Limiter les allocations de chômage dans le temps ne résoudra pas les problèmes du marché de l’emploi
Limiter les allocations de chômage dans le temps ne résoudra pas les problèmes du marché de l’emploi
Auteur: Maarten Gerard
Le gouvernement a décidé que les allocations de chômage seront limitées dans le temps. Pour nous, il est illusoire de croire que cela donnera de meilleurs résultats sur le marché de l’emploi, que du contraire. En outre, la façon de mettre en oeuvre cette limitation pose de gros problème. Aucune distinction n’est établie en fonction des groupes qui ont, pour l’instant, moins d’opportunités sur le marché de l’emploi, ou de la trajectoire qu’ils suivent. Résultat: les perspectives sur le marché de l’emploi seront encore plus sombres.

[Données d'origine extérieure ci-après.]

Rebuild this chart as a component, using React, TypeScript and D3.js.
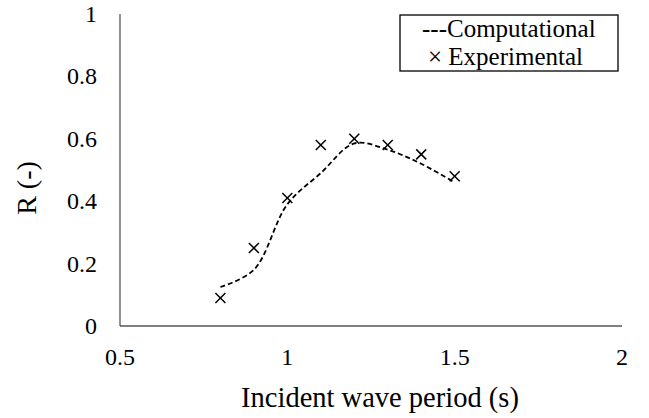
import React from "react";
import * as d3 from "d3";

const periods = [0.8, 0.9, 1.0, 1.1, 1.2, 1.3, 1.4, 1.5];
const computational = [0.125, 0.18, 0.39, 0.49, 0.585, 0.565, 0.52, 0.46];
const experimental = [0.09, 0.25, 0.41, 0.58, 0.6, 0.58, 0.55, 0.48];
const xTicks = [0.5, 1, 1.5, 2];
const yTicks = [0, 0.2, 0.4, 0.6, 0.8, 1];
const xTitle = "Incident wave period (s)";
const yTitle = "R (-)";
const legendLabels = ["---Computational", "× Experimental"];

const W = 649;
const H = 418;
const FONT = '"Liberation Serif", "Times New Roman", serif';

export default function App() {
  const x = d3.scaleLinear().domain([0.5, 2]).range([120, 622]);
  const y = d3.scaleLinear().domain([0, 1]).range([326, 14]);

  const line = d3
    .line<number>()
    .x((_, i) => x(periods[i]))
    .y((d) => y(d))
    .curve(d3.curveCatmullRom.alpha(0.5));

  const m = 5;
  const ts = { fontFamily: FONT };
  return (
    <svg
      width={W}
      height={H}
      style={{ position: "absolute", left: 0, top: 0, background: "#fff", fontFamily: FONT }}
    >
      <rect x={0} y={0} width={W} height={H} fill="#fff" />
      <line x1={x(0.5)} x2={x(0.5)} y1={y(1)} y2={y(0)} stroke="#555" strokeWidth={1.3} />
      <line x1={x(0.5)} x2={x(2)} y1={y(0)} y2={y(0)} stroke="#555" strokeWidth={1.3} />
      {yTicks.map((t) => (
        <text key={t} x={97} y={y(t) + 8} textAnchor="end" fontSize={24} fill="#000" style={ts}>
          {String(t)}
        </text>
      ))}
      {xTicks.map((t) => (
        <text key={t} x={x(t)} y={365} textAnchor="middle" fontSize={24} fill="#000" style={ts}>
          {String(t)}
        </text>
      ))}
      <text x={380} y={407} textAnchor="middle" fontSize={28.5} fill="#000" style={ts}>
        {xTitle}
      </text>
      <text
        transform={`translate(36,188) rotate(-90)`}
        textAnchor="middle"
        fontSize={28}
        fill="#000"
        style={ts}
      >
        {yTitle}
      </text>
      <path
        d={line(computational) || ""}
        fill="none"
        stroke="#000"
        strokeWidth={1.8}
        strokeDasharray="5,3"
      />
      {experimental.map((v, i) => {
        const cx = x(periods[i]);
        const cy = y(v);
        return (
          <g key={i} stroke="#000" strokeWidth={1.5}>
            <line x1={cx - m} y1={cy - m} x2={cx + m} y2={cy + m} />
            <line x1={cx - m} y1={cy + m} x2={cx + m} y2={cy - m} />
          </g>
        );
      })}
      <rect x={400} y={15} width={218} height={56} fill="#fff" stroke="#000" strokeWidth={1.3} />
      <text x={422} y={37} fontSize={25} fill="#000" style={ts}>
        {legendLabels[0]}
      </text>
      <text x={428} y={64.5} fontSize={25} fill="#000" style={ts}>
        {legendLabels[1]}
      </text>
    </svg>
  );
}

Premièrement, le gouvernement ne s’intéresse pas aux trajectoires que les chômeurs effectuent pour être à nouveau disponibles sur le marché de l’emploi. Souvent confrontés à toute une série de problématiques, les chômeurs de longue durée ont besoin de trajectoires d’accompagnement et de formation intensives. Il s’agit d’actions définies dans le plan avec leur médiateur régional. Ces trajectoires sont souvent longues (au moins un à deux ans). Logiquement, les chômeurs devraient conserver leurs allocations jusqu’au terme de la trajectoire.
Il en va de même pour les formations. L’étude de l’ONEm (2023) a prouvé l’importance du recours à la dispense pour les formations, ainsi que les résultats positifs de son utilisation. Toutefois, les formations ne débutent pas systématiquement en même temps que le chômage. Un chômeur doit parfois attendre plusieurs mois avant de bénéficier d’une formation. Si la limitation de la durée des allocations prive le chômeur d’un suivi et l’incite à renoncer à se former, le chômeur et le marché de l’emploi sont tous deux perdants.
Deuxièmement, le gouvernement ne s’intéresse pas aux salariés atteints d’un handicap au travail. L’accord de gouvernement évoque des places dans l’économie sociale. Toutefois, le budget prévu (25 millions) ne sera disponible qu’en 2027. De plus il ne permettra de financer que 1.000 à 1.500 places, soit une partie des personnes atteints d’un handicap ou très éloignées du marché de l’emploi.
Discrimination liée à l’âge
Troisième aspect, l’âge des chômeurs. L’accord de gouvernement prévoit qu’ils peuvent conserver leurs allocations s’ils ont atteint l’âge de 55 ans, pour autant qu’ils puissent prouver 30 ans de carrière professionnelle en 2025. Ce critère sera durci chaque année, pour atteindre 35 ans en 2030. Conséquence : la plupart des chômeurs de longue durée âgés de plus de 55 ans perdront leurs allocations. Si nous extrapolons les chiffres disponibles quant au respect des conditions de 25 ans de carrière professionnelle, nous voyons que les chômeurs âgés ne sont pas plus d’un tiers à satisfaire à cette condition. Et ce chiffre est déjà très optimiste. Limiter aussi l’allocation de garantie de revenus dans le cas des personnes qui exercent un emploi à temps partiel involontaire est tout à fait contraire à l’objectif de ce gouvernement.
Pourtant, les chiffres – notamment ceux du Steunpunt Werk - démontrent que les chômeurs âgés qui retrouvent un emploi sont nettement moins nombreux que les plus jeunes. C’est particulièrement vrai en cas de chômage de longue durée. Des études confirment l’existence d’une discrimination sur le marché de l’emploi à l’égard des chômeurs âgés et de longue durée. Des facteurs tels que la formation, les attentes en matière salariale et un comportement de recherche d’emploi moins intense n’expliquent pas plus d’un tiers de la différence entre les chômeurs âgés de plus de 50 ans et les plus jeunes. Deux tiers de la différence proviennent de facteurs sur lesquels les chômeurs âgés n’ont aucune prise, plutôt que de caractéristiques personnelles. Des recherches de l’UGent confirment aussi la forte prévalence d’une discrimination liée à l’âge.
Il est donc crucial que les chômeurs âgés de plus de 55 ans obtiennent une dispense de la limitation des allocations de chômage, quelle que soit leur carrière professionnelle. Il s’agit de leur donner des chances équitables sur le marché de l’emploi.